Remembering the Fallen: on this day in 1941, ABS Stanley John Oliver died when the HMS Voltaire was sunk by the German auxiliary cruiser Thor in the mid-Atlantic, with heavy losses after an hour of fighting.
In 1945 in a letter to ABS Oliver’s mother, Petty Officer Ransome wrote: “Your late son came under my care in the forecastle of the ship. He was a most efficient seaman, upright and well conducted, a good willing worker and an instant volunteer when asked for. I cannot speak too highly of him, he was one of my best men. On April the fourth our ship was on passage from Trinidad to Freetown when about a thousand miles from the latter we came up with a disguised German raider flying the Spanish flag, after challenging her she opened fire and we fought for over 3 hours, unfortunately she proved vastly superior to us, in fact she just played with our slow moving ship, hopelessly outranged.

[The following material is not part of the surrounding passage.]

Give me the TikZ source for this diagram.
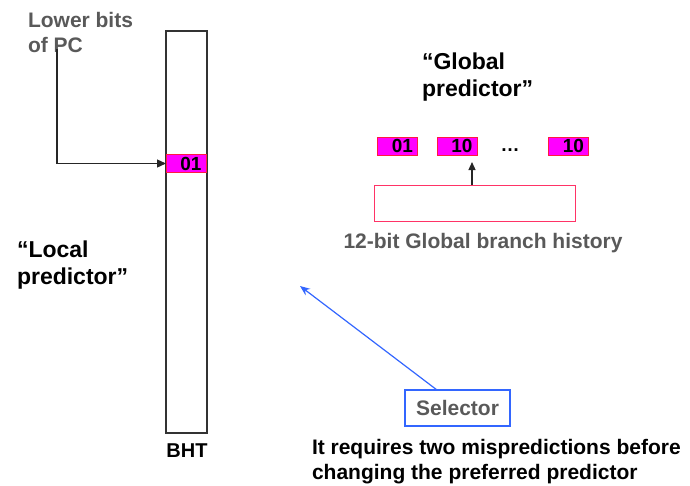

In the closing stages of the battle, when our gallant ship was but a blazing furnace with but two guns in action, I called for volunteers to man those guns, Able Seaman Oliver was the first and with one other volunteer we got a gun in action between us, later others joined us to get the other remaining gun in action and finished three rounds when I saw the explosion which caused your boy’s death, it was instantaneous and I assure you he never suffered. Well Mrs Oliver for coolness and undaunted courage I have never witnessed the like, he inspired me in the bravery he showed, just as if it was but an exercise and the picture of your worthy son in that losing battle has remained with me throughout the four years that I have been a prisoner of war and I vowed I would give his mother a little conciliation in the knowledge that her son died bravely, so now I have kept my vow I fervently hope your heartache will be relieved a little when you read this letter .
Your son proved his worth, showing bravery and courageous devotion to duty, I am proud to have known him and he will live in my memory always.” ABS Oliver is in the group photo, front right – sadly the other crew-members were not named. Stanley was 23 years old.